[START OF ENTRIES]

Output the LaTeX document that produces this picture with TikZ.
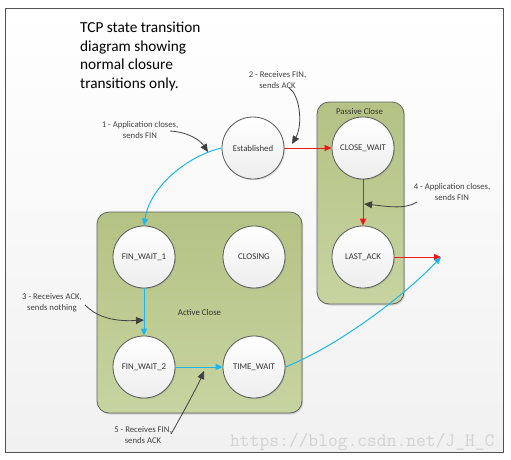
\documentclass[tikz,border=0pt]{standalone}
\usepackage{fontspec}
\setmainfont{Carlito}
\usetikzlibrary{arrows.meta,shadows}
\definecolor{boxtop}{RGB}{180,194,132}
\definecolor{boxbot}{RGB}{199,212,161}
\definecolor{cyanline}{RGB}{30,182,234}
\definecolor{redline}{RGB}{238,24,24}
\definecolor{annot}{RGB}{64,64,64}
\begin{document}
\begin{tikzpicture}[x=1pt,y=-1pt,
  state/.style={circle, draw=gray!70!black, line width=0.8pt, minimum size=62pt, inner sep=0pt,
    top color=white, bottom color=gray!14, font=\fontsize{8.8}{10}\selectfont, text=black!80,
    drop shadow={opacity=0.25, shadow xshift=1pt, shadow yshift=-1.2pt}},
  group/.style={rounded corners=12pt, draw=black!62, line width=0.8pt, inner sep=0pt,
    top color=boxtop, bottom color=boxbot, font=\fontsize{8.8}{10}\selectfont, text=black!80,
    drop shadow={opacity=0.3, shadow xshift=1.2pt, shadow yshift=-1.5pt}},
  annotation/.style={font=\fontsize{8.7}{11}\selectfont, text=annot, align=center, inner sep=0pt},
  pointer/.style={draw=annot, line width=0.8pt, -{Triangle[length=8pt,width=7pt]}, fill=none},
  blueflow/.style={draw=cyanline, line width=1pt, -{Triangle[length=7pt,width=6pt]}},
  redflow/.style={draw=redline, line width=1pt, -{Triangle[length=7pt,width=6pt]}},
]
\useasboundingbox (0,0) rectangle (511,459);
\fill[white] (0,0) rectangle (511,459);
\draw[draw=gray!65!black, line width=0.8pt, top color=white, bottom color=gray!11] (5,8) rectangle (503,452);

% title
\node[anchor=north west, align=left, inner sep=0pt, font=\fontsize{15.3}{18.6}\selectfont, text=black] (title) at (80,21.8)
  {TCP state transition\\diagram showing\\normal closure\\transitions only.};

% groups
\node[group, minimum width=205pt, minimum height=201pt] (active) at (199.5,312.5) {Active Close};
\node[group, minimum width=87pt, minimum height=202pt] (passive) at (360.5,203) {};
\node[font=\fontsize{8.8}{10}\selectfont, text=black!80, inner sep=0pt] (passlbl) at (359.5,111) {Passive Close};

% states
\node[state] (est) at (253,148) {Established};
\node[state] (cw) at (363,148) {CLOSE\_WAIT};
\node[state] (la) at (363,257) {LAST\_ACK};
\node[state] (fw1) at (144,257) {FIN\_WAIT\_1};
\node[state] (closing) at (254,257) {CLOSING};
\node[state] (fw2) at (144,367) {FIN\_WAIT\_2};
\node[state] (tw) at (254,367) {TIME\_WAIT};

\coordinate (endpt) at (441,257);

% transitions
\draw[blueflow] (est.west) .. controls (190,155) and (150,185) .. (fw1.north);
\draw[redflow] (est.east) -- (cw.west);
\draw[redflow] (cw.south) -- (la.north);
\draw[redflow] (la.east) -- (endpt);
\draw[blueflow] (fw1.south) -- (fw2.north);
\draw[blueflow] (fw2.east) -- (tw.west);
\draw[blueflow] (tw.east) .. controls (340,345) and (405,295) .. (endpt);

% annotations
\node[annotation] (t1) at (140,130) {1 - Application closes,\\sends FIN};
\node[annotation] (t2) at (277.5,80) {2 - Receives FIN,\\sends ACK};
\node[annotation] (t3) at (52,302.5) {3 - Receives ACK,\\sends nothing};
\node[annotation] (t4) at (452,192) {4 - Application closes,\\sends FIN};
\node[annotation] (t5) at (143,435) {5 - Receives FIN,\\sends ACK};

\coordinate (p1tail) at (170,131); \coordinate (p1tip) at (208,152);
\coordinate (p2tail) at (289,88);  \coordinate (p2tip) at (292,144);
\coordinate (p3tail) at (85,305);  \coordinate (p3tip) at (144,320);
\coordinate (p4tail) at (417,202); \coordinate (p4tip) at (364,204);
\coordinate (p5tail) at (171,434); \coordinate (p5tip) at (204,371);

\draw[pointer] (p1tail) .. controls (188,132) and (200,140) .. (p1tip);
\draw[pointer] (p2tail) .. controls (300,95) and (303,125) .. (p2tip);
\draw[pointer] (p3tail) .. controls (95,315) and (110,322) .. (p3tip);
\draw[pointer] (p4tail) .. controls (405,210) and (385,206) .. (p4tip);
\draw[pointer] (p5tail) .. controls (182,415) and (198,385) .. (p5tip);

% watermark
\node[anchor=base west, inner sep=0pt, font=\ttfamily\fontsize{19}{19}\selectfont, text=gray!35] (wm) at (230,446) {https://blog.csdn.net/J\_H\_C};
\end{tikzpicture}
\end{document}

[END OF ENTRIES]
[START OF ENTRIES]

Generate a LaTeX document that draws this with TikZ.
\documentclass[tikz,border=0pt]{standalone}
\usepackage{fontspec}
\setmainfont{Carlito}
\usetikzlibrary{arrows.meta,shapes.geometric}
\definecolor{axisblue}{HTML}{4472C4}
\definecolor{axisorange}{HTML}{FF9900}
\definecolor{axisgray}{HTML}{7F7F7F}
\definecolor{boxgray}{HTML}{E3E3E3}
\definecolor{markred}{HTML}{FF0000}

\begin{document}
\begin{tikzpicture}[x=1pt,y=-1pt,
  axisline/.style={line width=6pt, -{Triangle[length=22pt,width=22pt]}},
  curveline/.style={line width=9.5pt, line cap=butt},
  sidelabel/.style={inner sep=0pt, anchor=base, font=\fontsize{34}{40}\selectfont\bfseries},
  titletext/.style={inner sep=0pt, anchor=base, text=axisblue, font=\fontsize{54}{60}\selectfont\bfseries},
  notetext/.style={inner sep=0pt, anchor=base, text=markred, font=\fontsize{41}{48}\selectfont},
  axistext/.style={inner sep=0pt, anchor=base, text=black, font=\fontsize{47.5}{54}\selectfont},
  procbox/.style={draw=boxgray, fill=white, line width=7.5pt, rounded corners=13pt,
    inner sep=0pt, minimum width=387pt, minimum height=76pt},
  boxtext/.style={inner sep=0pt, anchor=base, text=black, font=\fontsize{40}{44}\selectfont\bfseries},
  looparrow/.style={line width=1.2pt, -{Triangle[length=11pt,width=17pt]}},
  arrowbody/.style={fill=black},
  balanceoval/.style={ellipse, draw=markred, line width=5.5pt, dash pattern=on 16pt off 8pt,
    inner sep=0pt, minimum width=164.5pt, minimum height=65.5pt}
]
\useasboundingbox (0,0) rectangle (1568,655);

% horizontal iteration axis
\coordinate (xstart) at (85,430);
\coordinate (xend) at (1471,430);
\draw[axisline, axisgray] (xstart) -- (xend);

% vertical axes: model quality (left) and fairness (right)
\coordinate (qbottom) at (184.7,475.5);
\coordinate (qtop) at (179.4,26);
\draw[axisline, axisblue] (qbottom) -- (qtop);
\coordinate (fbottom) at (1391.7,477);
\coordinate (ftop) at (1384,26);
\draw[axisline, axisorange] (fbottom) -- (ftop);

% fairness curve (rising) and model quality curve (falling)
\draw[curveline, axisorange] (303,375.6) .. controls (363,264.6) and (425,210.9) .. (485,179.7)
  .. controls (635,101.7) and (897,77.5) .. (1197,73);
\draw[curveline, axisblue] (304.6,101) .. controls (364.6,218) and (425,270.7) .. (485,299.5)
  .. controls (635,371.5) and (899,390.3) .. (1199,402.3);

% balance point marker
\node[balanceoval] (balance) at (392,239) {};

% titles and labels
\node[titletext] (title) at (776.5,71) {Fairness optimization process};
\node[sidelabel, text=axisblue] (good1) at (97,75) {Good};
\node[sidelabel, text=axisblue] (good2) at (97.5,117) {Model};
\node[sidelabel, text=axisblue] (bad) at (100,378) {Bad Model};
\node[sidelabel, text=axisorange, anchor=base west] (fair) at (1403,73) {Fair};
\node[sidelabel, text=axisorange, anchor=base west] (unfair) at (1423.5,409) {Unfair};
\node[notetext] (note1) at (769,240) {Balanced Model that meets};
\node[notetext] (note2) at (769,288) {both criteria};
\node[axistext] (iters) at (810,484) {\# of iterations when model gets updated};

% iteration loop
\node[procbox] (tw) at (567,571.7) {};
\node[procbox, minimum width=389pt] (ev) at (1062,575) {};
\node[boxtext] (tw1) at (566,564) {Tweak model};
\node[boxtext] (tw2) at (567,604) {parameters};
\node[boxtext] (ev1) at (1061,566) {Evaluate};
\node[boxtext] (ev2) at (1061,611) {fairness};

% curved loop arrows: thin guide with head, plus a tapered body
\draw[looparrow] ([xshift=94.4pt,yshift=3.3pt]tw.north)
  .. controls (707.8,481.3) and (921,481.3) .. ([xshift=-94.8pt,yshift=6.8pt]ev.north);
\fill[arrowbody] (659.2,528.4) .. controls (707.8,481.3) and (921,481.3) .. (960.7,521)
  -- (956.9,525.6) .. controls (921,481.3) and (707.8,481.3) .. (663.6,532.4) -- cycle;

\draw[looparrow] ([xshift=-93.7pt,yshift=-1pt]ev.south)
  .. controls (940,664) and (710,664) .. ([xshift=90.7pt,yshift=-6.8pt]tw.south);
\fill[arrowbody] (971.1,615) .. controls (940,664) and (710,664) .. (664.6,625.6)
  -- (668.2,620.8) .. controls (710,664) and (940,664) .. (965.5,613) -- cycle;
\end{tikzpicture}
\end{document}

[END OF ENTRIES]

REQUIREMENTS
In the listing above, find the line containing "Output the LaTeX" and the line containing "state transition\\diagram showing\\normal", then return both of them and every line between, exactly, without pictures.

SOLUTION FOR THIS PROBLEM
Output the LaTeX document that produces this picture with TikZ.
\documentclass[tikz,border=0pt]{standalone}
\usepackage{fontspec}
\setmainfont{Carlito}
\usetikzlibrary{arrows.meta,shadows}
\definecolor{boxtop}{RGB}{180,194,132}
\definecolor{boxbot}{RGB}{199,212,161}
\definecolor{cyanline}{RGB}{30,182,234}
\definecolor{redline}{RGB}{238,24,24}
\definecolor{annot}{RGB}{64,64,64}
\begin{document}
\begin{tikzpicture}[x=1pt,y=-1pt,
  state/.style={circle, draw=gray!70!black, line width=0.8pt, minimum size=62pt, inner sep=0pt,
    top color=white, bottom color=gray!14, font=\fontsize{8.8}{10}\selectfont, text=black!80,
    drop shadow={opacity=0.25, shadow xshift=1pt, shadow yshift=-1.2pt}},
  group/.style={rounded corners=12pt, draw=black!62, line width=0.8pt, inner sep=0pt,
    top color=boxtop, bottom color=boxbot, font=\fontsize{8.8}{10}\selectfont, text=black!80,
    drop shadow={opacity=0.3, shadow xshift=1.2pt, shadow yshift=-1.5pt}},
  annotation/.style={font=\fontsize{8.7}{11}\selectfont, text=annot, align=center, inner sep=0pt},
  pointer/.style={draw=annot, line width=0.8pt, -{Triangle[length=8pt,width=7pt]}, fill=none},
  blueflow/.style={draw=cyanline, line width=1pt, -{Triangle[length=7pt,width=6pt]}},
  redflow/.style={draw=redline, line width=1pt, -{Triangle[length=7pt,width=6pt]}},
]
\useasboundingbox (0,0) rectangle (511,459);
\fill[white] (0,0) rectangle (511,459);
\draw[draw=gray!65!black, line width=0.8pt, top color=white, bottom color=gray!11] (5,8) rectangle (503,452);

% title
\node[anchor=north west, align=left, inner sep=0pt, font=\fontsize{15.3}{18.6}\selectfont, text=black] (title) at (80,21.8)
  {TCP state transition\\diagram showing\\normal closure\\transitions only.};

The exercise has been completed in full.